Exercise materials —
===============
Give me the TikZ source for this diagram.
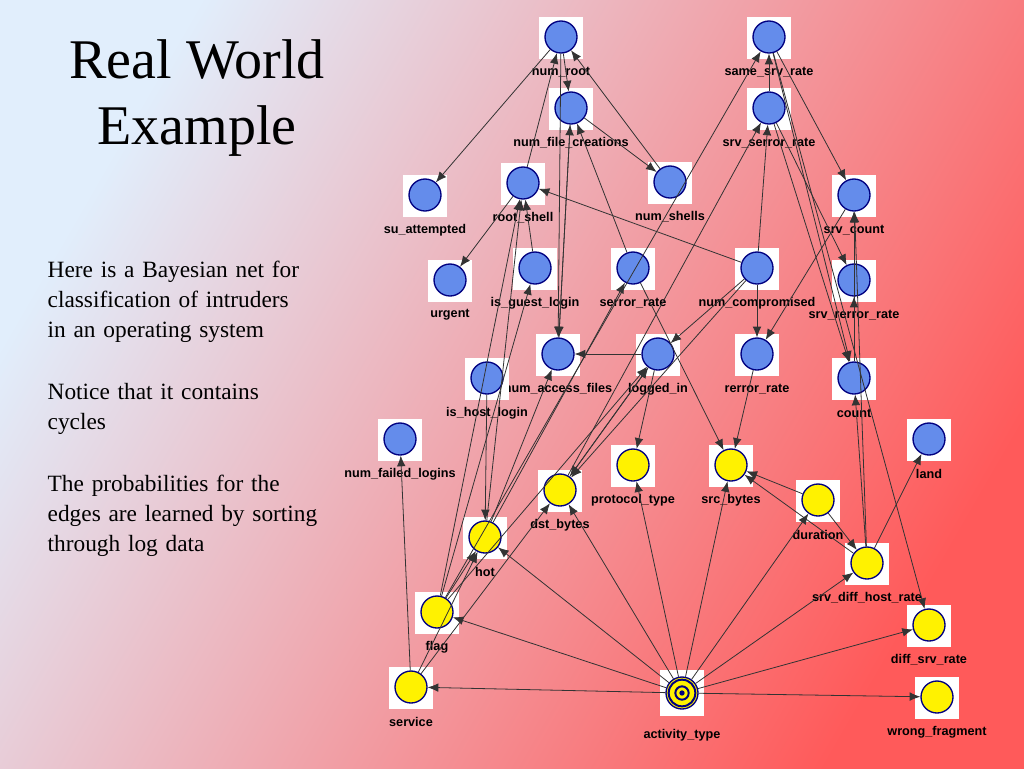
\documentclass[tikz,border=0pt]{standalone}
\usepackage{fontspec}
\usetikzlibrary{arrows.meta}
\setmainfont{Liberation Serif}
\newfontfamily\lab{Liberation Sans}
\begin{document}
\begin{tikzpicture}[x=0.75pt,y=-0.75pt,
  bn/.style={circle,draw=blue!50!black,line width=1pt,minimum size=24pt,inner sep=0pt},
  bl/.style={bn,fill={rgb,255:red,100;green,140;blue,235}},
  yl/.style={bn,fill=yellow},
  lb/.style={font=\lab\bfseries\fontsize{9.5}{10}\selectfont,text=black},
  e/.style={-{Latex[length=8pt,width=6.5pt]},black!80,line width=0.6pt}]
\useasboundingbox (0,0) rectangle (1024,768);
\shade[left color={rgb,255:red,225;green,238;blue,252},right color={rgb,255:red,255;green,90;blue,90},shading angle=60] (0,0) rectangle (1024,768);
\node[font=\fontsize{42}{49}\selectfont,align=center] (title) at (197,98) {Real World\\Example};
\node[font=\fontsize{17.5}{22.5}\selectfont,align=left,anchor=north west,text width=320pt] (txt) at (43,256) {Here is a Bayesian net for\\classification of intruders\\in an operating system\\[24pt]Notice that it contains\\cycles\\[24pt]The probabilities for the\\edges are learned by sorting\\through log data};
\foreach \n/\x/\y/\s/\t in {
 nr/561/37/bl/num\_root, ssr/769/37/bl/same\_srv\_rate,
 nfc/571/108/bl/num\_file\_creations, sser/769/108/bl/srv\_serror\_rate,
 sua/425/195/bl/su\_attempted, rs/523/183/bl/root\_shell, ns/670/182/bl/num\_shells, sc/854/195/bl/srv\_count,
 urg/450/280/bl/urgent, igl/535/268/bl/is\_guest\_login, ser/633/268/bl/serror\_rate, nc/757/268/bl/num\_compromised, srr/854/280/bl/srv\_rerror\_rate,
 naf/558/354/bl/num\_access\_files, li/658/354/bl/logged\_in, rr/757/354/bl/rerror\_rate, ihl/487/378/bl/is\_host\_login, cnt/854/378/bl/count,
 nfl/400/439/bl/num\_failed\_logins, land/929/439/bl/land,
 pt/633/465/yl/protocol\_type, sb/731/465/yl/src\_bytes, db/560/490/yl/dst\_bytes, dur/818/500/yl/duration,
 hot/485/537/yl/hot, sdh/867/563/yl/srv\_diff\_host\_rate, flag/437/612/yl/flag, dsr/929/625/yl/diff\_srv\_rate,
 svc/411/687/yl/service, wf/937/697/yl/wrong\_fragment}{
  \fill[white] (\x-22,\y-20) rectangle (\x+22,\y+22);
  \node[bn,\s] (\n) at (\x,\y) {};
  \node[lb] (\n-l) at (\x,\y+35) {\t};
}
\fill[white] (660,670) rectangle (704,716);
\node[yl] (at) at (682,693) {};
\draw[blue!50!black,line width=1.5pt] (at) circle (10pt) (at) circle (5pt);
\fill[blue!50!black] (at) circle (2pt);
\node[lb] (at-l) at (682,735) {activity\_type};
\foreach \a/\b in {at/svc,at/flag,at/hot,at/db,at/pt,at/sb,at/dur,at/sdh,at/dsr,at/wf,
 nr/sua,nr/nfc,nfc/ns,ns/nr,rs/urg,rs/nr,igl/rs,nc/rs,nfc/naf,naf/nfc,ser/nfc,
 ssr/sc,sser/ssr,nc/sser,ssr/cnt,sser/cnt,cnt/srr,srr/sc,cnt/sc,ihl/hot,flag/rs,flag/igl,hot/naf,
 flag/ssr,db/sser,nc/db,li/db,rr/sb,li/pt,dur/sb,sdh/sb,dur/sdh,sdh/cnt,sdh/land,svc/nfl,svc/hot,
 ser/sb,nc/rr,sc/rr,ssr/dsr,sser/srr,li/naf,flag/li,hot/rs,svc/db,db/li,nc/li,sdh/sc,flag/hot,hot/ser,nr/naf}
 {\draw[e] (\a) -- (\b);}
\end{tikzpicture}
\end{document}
===============
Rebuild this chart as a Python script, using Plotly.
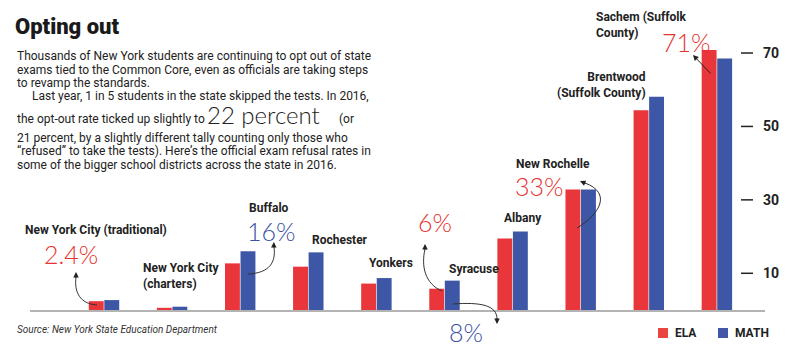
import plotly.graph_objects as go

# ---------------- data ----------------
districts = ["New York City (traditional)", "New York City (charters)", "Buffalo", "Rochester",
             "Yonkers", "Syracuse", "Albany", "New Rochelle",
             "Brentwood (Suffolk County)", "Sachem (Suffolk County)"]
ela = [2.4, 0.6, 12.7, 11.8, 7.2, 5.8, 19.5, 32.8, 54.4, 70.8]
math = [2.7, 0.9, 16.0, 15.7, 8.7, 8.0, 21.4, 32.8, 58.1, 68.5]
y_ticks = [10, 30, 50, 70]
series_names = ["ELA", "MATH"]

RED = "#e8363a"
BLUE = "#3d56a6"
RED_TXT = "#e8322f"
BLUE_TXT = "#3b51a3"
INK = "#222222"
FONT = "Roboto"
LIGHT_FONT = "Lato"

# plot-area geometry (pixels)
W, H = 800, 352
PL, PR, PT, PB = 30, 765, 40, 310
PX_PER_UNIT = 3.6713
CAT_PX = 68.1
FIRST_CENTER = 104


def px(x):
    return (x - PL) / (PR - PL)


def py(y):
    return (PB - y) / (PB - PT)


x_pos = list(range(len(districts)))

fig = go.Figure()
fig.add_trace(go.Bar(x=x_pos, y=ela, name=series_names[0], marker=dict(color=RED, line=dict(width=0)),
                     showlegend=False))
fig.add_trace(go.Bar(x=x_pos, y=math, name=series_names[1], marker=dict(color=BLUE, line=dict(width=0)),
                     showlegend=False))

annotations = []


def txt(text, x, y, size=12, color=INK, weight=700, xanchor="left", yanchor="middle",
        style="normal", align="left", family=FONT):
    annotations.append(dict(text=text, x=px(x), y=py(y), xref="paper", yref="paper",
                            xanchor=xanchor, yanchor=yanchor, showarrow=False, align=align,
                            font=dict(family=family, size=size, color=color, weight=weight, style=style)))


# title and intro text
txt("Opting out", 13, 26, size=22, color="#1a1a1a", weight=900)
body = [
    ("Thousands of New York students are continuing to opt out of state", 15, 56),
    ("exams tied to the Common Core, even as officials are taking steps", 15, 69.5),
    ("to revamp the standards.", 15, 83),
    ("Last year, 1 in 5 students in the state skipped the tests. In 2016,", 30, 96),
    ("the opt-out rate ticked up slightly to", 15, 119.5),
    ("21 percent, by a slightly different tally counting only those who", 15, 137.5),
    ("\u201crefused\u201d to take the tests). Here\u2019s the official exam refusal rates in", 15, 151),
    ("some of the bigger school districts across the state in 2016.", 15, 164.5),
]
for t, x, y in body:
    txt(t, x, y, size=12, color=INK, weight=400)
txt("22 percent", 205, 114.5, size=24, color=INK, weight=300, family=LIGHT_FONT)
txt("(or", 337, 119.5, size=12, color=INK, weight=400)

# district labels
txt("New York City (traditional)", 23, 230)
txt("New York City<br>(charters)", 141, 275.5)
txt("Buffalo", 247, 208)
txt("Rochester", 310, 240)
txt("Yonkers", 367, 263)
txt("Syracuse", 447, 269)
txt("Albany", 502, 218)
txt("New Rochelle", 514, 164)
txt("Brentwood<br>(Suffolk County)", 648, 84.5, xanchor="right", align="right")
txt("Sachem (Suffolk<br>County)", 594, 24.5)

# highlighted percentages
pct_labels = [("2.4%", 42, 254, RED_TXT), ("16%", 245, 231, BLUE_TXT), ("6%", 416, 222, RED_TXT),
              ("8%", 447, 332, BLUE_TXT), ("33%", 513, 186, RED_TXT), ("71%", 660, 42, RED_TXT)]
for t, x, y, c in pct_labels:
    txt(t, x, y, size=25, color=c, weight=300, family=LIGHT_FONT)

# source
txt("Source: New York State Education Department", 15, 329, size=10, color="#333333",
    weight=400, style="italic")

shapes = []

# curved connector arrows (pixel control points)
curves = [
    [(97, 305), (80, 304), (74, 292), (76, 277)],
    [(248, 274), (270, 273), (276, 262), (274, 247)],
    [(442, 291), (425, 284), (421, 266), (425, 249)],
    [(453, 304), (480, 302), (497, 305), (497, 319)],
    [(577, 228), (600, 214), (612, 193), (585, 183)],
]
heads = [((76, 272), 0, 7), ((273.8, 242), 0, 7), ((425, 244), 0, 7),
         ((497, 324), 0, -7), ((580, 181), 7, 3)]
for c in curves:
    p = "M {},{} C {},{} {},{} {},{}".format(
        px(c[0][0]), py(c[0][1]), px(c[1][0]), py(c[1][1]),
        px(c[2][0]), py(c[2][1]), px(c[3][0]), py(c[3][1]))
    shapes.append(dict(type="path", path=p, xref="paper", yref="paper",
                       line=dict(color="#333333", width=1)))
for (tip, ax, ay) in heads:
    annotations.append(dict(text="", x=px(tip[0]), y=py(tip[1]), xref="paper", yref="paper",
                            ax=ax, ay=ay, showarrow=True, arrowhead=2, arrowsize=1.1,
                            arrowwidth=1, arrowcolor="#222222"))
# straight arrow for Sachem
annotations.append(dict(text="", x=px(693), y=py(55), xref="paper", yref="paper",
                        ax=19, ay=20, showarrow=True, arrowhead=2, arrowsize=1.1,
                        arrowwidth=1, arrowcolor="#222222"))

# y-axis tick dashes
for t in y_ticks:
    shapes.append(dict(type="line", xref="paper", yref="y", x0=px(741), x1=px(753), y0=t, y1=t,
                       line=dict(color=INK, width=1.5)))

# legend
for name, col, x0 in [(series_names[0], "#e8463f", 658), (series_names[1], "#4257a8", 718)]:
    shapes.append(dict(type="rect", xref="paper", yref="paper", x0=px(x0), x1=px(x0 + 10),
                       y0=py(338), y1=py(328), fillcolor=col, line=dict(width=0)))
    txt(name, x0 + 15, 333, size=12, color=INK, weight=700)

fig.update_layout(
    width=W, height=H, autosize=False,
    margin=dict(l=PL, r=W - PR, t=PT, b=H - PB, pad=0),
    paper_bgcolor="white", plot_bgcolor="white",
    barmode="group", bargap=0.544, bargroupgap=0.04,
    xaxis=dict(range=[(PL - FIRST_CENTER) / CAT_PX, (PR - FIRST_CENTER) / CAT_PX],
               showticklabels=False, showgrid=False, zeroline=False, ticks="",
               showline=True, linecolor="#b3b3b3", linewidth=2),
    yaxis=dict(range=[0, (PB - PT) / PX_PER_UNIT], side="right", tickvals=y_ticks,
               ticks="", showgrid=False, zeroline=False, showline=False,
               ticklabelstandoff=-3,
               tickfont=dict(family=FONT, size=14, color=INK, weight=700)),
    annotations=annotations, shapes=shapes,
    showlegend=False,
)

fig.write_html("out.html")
===============
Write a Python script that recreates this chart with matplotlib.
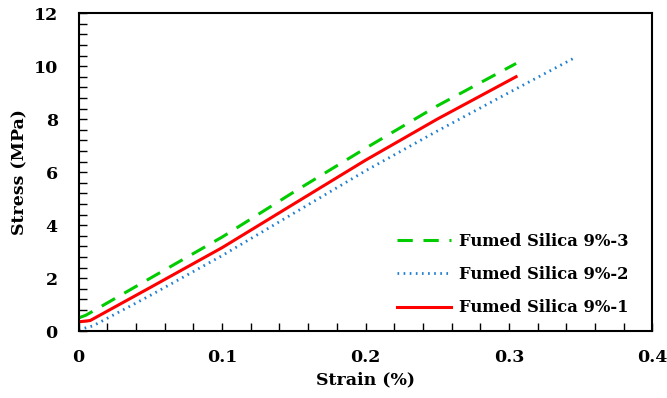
===============
Aim —
Leave out every line without the string "Python" and copy the rest.

Written answer —
Rebuild this chart as a Python script, using Plotly.
Write a Python script that recreates this chart with matplotlib.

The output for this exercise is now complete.